Architecture

Kernel-level machine learning runtime with plugin-based design

System Overview

mlOS Core implements a kernel-level machine learning operating system with a plugin-based architecture. The system provides standardized interfaces for ML frameworks while maintaining high performance and resource efficiency through direct OS integration.

Client Applications
Your App
API Clients
SDKs
API Layer
HTTP REST
gRPC
IPC (Unix Socket)
Runtime Layer
mlOS Core Engine
Plugins
ONNX Runtime
llama.cpp
PyTorch
Custom
Hardware
CPU • GPU (CUDA/ROCm/Metal) • Memory • Storage

Core Components

mlOS Core Engine

The central orchestrator that manages the entire mlOS system.

  • Plugin Registry — Manages loaded ML framework plugins with lifecycle tracking
  • Model Registry — Tracks registered models, versions, and metadata
  • Resource Manager — Allocates and manages compute resources (CPU, GPU, memory)
  • SMI Interface — Standard Model Interface for plugin communication

Multi-Protocol API Layer

Three API protocols for different use cases.

  • HTTP REST — Management operations, easy integration (port 8080)
  • gRPC — High-performance binary protocol for production (port 8081)
  • IPC — Ultra-low latency Unix sockets for local apps

Plugin Architecture

Framework-agnostic plugin system for maximum flexibility.

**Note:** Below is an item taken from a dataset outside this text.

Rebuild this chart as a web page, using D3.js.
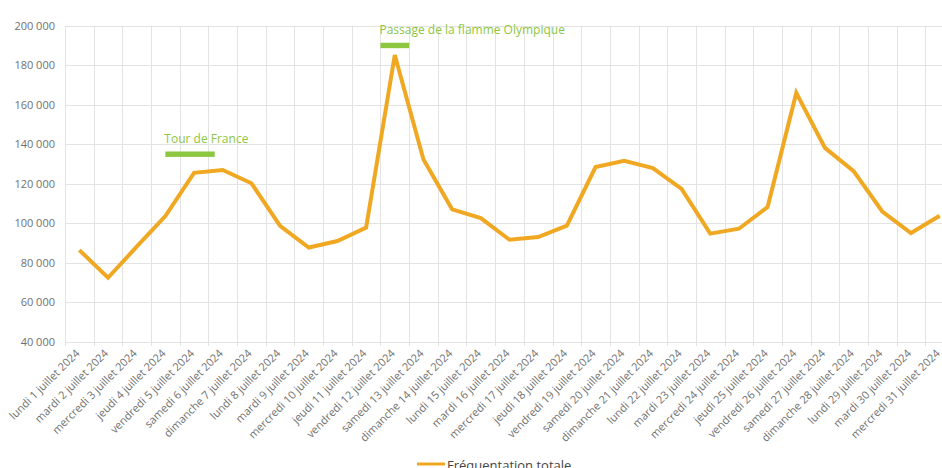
<!DOCTYPE html>
<html>
<head>
<meta charset="utf-8">
<script src="https://cdn.jsdelivr.net/npm/d3@7"></script>
<style>
  body { margin: 0; background: #fff; }
  svg { display: block; font-family: "Open Sans", sans-serif; }
  .grid line { stroke: #e3e3e3; stroke-width: 1; }
  .axis text { fill: #707070; font-size: 11px; }
</style>
</head>
<body>
<script>
//days of july 2024 (x categories)
var days = ["lundi 1 juillet 2024", "mardi 2 juillet 2024", "mercredi 3 juillet 2024", "jeudi 4 juillet 2024",
  "vendredi 5 juillet 2024", "samedi 6 juillet 2024", "dimanche 7 juillet 2024", "lundi 8 juillet 2024",
  "mardi 9 juillet 2024", "mercredi 10 juillet 2024", "jeudi 11 juillet 2024", "vendredi 12 juillet 2024",
  "samedi 13 juillet 2024", "dimanche 14 juillet 2024", "lundi 15 juillet 2024", "mardi 16 juillet 2024",
  "mercredi 17 juillet 2024", "jeudi 18 juillet 2024", "vendredi 19 juillet 2024", "samedi 20 juillet 2024",
  "dimanche 21 juillet 2024", "lundi 22 juillet 2024", "mardi 23 juillet 2024", "mercredi 24 juillet 2024",
  "jeudi 25 juillet 2024", "vendredi 26 juillet 2024", "samedi 27 juillet 2024", "dimanche 28 juillet 2024",
  "lundi 29 juillet 2024", "mardi 30 juillet 2024", "mercredi 31 juillet 2024"];

//daily total attendance
var frequentation = [86500, 72500, 88200, 103700, 125600, 127000, 120300, 98700,
  87800, 91100, 97900, 185200, 132300, 107100, 102700, 91700,
  93100, 98900, 128500, 131600, 128000, 117400, 94800, 97300,
  108300, 166000, 138200, 126400, 106000, 95100, 103900];

//y ticks
var yTicks = [40000, 60000, 80000, 100000, 120000, 140000, 160000, 180000, 200000];

//events: label, first day, last day (day index, may be fractional)
var events = [
  {label: "Tour de France", from: 3, to: 4.72, value: 135000},
  {label: "Passage de la flamme Olympique", from: 10.5, to: 11.5, value: 190000}
];

var seriesName = "Fréquentation totale";

window.onload = draw();

function draw(){
  var width = 942, height = 468;
  var left = 65, top = 25.7, bottom = 342, right = 954;

  var svg = d3.select("body").append("svg")
    .attr("width", width)
    .attr("height", height);

  var x = d3.scaleBand().domain(days).range([left, right]).padding(0);
  var y = d3.scaleLinear().domain([40000, 200000]).range([bottom, top]);
  //index scale, category centres
  var xi = d3.scaleLinear().domain([0, days.length - 1])
    .range([x(days[0]) + x.bandwidth() / 2, x(days[days.length - 1]) + x.bandwidth() / 2]);

  var fmt = function(d){ return d3.format(",")(d).replace(/,/g, " "); };

  //horizontal grid
  svg.append("g").attr("class", "grid")
    .selectAll("line").data(yTicks).enter().append("line")
    .attr("x1", left).attr("x2", width)
    .attr("y1", function(d){ return Math.round(y(d)) + 0.5; })
    .attr("y2", function(d){ return Math.round(y(d)) + 0.5; });

  //vertical grid at band edges
  svg.append("g").attr("class", "grid")
    .selectAll("line").data(days).enter().append("line")
    .attr("x1", function(d){ return Math.round(x(d)) + 0.5; })
    .attr("x2", function(d){ return Math.round(x(d)) + 0.5; })
    .attr("y1", top).attr("y2", bottom + 4);

  //y axis labels
  svg.append("g").attr("class", "axis")
    .selectAll("text").data(yTicks).enter().append("text")
    .attr("x", 55).attr("y", function(d){ return y(d) + 4; })
    .attr("text-anchor", "end")
    .text(fmt);

  //x axis labels
  svg.append("g").attr("class", "axis")
    .selectAll("text").data(days).enter().append("text")
    .attr("text-anchor", "end")
    .attr("transform", function(d, i){ return "translate(" + (xi(i) + 1) + "," + (bottom + 12) + ") rotate(-45)"; })
    .text(function(d){ return d; });

  //events
  var ev = svg.append("g");
  ev.selectAll("rect").data(events).enter().append("rect")
    .attr("x", function(d){ return xi(d.from); })
    .attr("width", function(d){ return xi(d.to) - xi(d.from); })
    .attr("y", function(d){ return y(d.value) - 2.7; })
    .attr("height", 5.4)
    .attr("fill", "#8dc63f");
  ev.selectAll("text").data(events).enter().append("text")
    .attr("x", function(d){ return xi(d.from) - 1; })
    .attr("y", function(d){ return y(d.value) - 11; })
    .attr("fill", "#8dc63f")
    .style("font-size", "12px")
    .text(function(d){ return d.label; });

  //line
  var line = d3.line()
    .x(function(d, i){ return xi(i); })
    .y(function(d){ return y(d); });

  svg.append("path")
    .datum(frequentation)
    .attr("d", line)
    .attr("fill", "none")
    .attr("stroke", "#f0a823")
    .attr("stroke-width", 4)
    .attr("stroke-linejoin", "miter");

  //legend
  var lg = svg.append("g").attr("transform", "translate(417,464)");
  lg.append("line").attr("x1", 0).attr("x2", 28).attr("y1", 0).attr("y2", 0)
    .attr("stroke", "#f0a823").attr("stroke-width", 3);
  lg.append("text").attr("x", 30).attr("y", 6)
    .attr("fill", "#444").style("font-size", "13px")
    .text(seriesName);
}
</script>
</body>
</html>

  • Dynamic Loading — Load/unload plugins without restart
  • Process Isolation — Each plugin runs in separate process
  • Version Support — Multiple versions can run simultaneously
  • Hot-Swapping — Update plugins without downtime

System Flow

The typical flow of operations in mlOS from registration to inference.

1

Register Plugin

Client application registers an ML framework plugin with mlOS Core

2

Load Plugin

mlOS Core dynamically loads and initializes the plugin

3

Register Model

Client registers a model with mlOS Core, which forwards to the plugin

4

Inference Request

Client sends inference request to mlOS Core via any API protocol

5

Execute & Return

mlOS routes to appropriate plugin, executes inference, returns results

Performance Characteristics

mlOS achieves high performance through kernel-level optimizations and efficient resource management.

Operation HTTP API gRPC API IPC API
Plugin Registration ~5ms ~2ms ~0.5ms
Model Registration ~10ms ~5ms ~1ms
Inference (small model) ~2ms ~1ms ~0.1ms
Inference (large model) ~50ms ~25ms ~10ms
Health Check ~1ms ~0.5ms ~0.05ms

Deployment Patterns

Single Node Deployment

mlOS Core runs on a single node with multiple plugins. Ideal for development, testing, and small-scale deployments.

Distributed Deployment

Multiple mlOS Core nodes behind a load balancer or service mesh. Enables horizontal scaling and high availability for production.

Security & Isolation

mlOS implements comprehensive security measures for production deployments.

Plugin Sandboxing

Each plugin runs in isolated process with resource limits, preventing cascading failures.

API Security

Token-based authentication and role-based access control for all API endpoints.

Rate Limiting

Per-client request throttling to prevent abuse and ensure fair resource usage.